_Exercise objective_
Copy exactly the lines from the one containing "Recreate this image" through the one containing "const yTicks = [-40000, -20000, 0, 20000, 40000, 60000, 80000];", both included, and leave out any pictures.

### Recorded data

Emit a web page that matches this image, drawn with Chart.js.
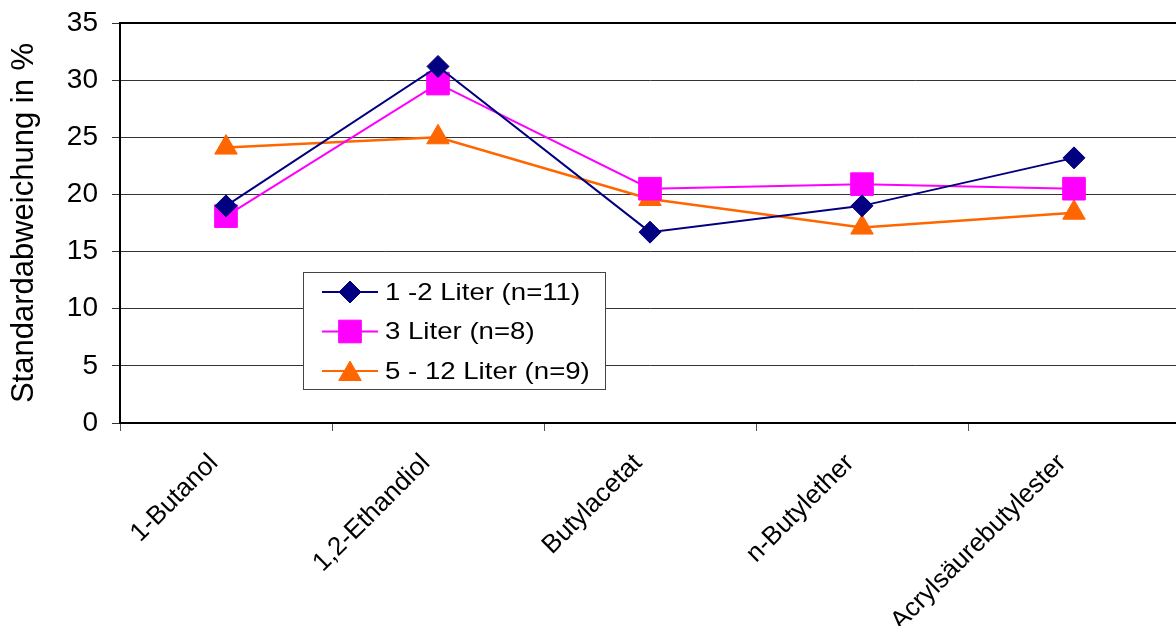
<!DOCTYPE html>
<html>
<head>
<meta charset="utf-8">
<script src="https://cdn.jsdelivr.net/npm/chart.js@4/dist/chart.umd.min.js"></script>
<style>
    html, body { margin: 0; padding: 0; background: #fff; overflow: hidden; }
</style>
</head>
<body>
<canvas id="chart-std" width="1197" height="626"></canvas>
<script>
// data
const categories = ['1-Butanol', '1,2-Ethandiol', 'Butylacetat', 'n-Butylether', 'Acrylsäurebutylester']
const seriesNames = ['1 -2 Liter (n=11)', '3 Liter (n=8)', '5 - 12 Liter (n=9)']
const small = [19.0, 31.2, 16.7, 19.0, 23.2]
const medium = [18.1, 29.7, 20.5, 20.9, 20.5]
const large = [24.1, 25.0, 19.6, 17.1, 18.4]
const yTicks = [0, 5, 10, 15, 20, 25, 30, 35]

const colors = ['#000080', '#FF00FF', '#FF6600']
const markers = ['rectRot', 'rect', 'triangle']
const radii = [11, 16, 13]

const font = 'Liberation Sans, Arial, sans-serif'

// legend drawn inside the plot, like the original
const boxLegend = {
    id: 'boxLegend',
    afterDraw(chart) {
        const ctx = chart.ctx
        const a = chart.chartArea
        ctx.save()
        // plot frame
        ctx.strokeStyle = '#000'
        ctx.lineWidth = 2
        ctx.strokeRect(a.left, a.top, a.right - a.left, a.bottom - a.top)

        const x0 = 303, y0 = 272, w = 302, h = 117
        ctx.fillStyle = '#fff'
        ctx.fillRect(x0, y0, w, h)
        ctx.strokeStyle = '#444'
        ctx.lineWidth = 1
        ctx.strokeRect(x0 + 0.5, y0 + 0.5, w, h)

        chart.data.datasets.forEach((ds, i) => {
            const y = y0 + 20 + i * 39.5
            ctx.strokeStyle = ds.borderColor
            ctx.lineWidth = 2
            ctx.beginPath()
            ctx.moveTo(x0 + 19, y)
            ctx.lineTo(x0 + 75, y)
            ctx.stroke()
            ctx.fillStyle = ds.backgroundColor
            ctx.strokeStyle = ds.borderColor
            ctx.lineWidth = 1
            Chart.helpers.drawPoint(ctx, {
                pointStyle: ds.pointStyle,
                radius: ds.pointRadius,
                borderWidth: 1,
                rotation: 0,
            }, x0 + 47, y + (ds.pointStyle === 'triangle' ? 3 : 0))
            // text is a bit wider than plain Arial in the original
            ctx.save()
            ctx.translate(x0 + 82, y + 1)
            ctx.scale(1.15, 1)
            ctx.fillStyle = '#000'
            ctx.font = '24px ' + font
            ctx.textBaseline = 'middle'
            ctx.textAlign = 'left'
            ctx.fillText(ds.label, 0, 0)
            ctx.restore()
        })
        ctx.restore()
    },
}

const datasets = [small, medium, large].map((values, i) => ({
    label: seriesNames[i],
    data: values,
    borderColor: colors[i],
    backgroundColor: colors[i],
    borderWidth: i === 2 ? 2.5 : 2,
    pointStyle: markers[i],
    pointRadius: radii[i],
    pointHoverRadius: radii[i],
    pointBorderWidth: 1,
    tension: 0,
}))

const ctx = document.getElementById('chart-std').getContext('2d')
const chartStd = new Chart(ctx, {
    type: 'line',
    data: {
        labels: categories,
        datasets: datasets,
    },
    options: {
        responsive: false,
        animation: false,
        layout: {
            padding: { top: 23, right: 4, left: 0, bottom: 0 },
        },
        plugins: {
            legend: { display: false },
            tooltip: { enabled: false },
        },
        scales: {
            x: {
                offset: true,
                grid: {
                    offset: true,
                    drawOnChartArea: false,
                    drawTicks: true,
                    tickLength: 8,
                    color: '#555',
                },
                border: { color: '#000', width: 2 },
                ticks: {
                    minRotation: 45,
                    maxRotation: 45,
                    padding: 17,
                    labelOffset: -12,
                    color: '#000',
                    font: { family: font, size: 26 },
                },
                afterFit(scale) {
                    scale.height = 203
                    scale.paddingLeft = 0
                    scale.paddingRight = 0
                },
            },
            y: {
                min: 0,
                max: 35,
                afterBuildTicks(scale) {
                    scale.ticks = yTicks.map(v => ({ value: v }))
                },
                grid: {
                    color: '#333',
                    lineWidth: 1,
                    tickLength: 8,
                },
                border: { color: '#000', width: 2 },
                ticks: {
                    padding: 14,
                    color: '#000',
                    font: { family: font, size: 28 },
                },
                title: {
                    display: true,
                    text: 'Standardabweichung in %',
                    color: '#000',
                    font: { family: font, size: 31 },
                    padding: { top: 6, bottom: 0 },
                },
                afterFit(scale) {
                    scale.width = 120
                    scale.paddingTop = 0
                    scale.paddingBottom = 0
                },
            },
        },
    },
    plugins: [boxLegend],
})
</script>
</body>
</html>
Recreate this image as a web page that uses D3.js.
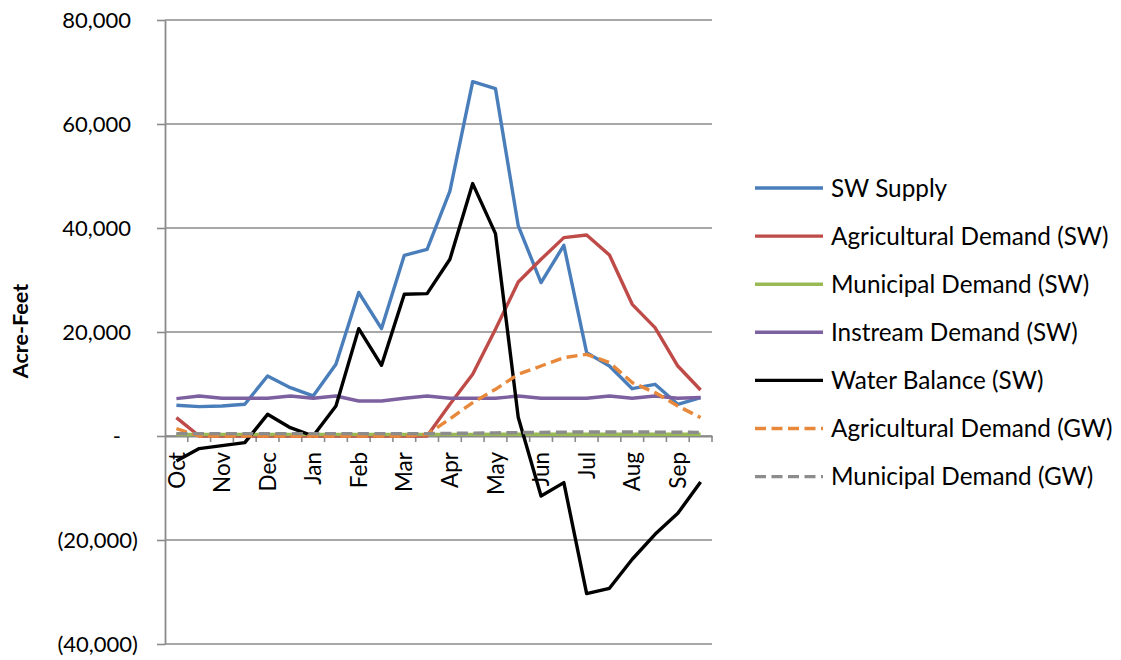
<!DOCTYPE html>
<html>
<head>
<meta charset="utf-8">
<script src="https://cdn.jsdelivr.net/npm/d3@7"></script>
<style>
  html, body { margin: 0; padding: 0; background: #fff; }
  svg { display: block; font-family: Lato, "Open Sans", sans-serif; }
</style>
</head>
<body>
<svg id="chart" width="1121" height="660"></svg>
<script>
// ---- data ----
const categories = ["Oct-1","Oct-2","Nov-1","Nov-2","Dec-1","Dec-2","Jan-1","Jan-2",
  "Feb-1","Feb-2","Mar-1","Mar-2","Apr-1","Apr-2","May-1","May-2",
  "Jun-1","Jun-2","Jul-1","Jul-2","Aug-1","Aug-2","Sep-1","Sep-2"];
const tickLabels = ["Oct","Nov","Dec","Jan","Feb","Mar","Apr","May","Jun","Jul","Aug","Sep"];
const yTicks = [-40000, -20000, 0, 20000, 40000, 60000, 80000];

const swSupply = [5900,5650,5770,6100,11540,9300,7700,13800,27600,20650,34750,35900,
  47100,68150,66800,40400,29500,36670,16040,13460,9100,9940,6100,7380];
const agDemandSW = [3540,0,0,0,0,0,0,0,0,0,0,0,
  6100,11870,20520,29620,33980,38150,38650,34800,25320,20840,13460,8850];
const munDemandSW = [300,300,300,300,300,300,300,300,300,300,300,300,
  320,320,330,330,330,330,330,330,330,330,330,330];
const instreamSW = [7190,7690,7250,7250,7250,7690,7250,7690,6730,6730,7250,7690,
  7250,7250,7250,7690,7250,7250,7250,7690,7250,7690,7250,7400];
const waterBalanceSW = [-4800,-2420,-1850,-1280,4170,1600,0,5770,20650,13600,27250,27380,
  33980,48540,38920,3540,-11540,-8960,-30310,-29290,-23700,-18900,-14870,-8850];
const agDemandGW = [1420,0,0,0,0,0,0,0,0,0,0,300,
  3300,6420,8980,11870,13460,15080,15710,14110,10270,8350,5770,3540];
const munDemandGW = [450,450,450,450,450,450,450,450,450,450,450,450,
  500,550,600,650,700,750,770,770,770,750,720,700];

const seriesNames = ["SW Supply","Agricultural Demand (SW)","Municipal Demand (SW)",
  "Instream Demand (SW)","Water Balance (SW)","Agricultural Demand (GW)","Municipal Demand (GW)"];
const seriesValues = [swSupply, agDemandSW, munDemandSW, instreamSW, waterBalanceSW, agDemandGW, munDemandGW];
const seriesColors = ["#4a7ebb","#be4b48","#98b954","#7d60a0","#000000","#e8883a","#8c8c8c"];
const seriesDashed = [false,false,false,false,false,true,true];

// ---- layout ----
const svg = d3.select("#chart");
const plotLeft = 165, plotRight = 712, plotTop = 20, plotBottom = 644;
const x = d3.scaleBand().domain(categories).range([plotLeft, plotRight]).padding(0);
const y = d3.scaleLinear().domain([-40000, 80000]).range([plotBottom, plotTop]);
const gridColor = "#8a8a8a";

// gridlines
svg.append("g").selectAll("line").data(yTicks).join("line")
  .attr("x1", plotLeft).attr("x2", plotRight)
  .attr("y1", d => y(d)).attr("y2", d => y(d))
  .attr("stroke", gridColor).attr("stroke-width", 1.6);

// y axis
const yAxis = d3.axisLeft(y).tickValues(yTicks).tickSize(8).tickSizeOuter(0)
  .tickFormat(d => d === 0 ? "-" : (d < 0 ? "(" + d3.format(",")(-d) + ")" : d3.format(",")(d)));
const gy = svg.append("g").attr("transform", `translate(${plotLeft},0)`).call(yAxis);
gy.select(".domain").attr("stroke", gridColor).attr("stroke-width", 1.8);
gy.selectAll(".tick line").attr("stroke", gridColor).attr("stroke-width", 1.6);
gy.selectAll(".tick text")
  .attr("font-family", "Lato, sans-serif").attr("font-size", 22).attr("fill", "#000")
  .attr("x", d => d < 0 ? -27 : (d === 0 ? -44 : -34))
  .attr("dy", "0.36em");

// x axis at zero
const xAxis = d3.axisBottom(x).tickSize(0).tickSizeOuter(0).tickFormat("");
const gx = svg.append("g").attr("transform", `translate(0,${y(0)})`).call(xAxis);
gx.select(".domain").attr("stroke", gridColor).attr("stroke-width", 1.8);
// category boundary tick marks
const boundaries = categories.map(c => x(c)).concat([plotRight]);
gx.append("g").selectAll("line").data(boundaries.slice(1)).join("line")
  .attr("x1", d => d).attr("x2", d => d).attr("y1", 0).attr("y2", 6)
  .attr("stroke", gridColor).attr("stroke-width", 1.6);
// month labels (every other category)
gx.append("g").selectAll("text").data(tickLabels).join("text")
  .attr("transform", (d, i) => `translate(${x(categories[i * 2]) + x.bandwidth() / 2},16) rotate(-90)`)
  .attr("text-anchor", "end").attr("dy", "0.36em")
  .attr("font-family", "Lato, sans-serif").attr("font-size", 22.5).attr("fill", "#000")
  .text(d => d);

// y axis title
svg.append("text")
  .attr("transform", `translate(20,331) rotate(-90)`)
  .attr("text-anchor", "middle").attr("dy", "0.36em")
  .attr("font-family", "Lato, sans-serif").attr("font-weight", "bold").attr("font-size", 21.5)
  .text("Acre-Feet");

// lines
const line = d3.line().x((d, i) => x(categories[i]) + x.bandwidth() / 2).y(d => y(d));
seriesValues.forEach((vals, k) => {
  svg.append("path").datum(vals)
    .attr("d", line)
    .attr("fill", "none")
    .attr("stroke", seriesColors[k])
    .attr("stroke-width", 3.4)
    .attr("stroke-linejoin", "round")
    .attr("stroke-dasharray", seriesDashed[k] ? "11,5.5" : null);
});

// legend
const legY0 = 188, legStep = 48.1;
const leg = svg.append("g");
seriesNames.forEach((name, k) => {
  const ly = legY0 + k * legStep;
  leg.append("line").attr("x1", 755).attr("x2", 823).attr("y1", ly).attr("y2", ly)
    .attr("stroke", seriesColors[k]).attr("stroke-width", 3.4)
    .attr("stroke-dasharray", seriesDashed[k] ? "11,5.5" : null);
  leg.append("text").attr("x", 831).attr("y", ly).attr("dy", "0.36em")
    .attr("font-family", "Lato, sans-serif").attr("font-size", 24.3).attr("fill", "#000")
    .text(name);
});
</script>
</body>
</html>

######

_Result of this task_
Recreate this image as a web page that uses D3.js.
<!DOCTYPE html>
<html>
<head>
<meta charset="utf-8">
<script src="https://cdn.jsdelivr.net/npm/d3@7"></script>
<style>
  html, body { margin: 0; padding: 0; background: #fff; }
  svg { display: block; font-family: Lato, "Open Sans", sans-serif; }
</style>
</head>
<body>
<svg id="chart" width="1121" height="660"></svg>
<script>
// ---- data ----
const categories = ["Oct-1","Oct-2","Nov-1","Nov-2","Dec-1","Dec-2","Jan-1","Jan-2",
  "Feb-1","Feb-2","Mar-1","Mar-2","Apr-1","Apr-2","May-1","May-2",
  "Jun-1","Jun-2","Jul-1","Jul-2","Aug-1","Aug-2","Sep-1","Sep-2"];
const tickLabels = ["Oct","Nov","Dec","Jan","Feb","Mar","Apr","May","Jun","Jul","Aug","Sep"];
const yTicks = [-40000, -20000, 0, 20000, 40000, 60000, 80000];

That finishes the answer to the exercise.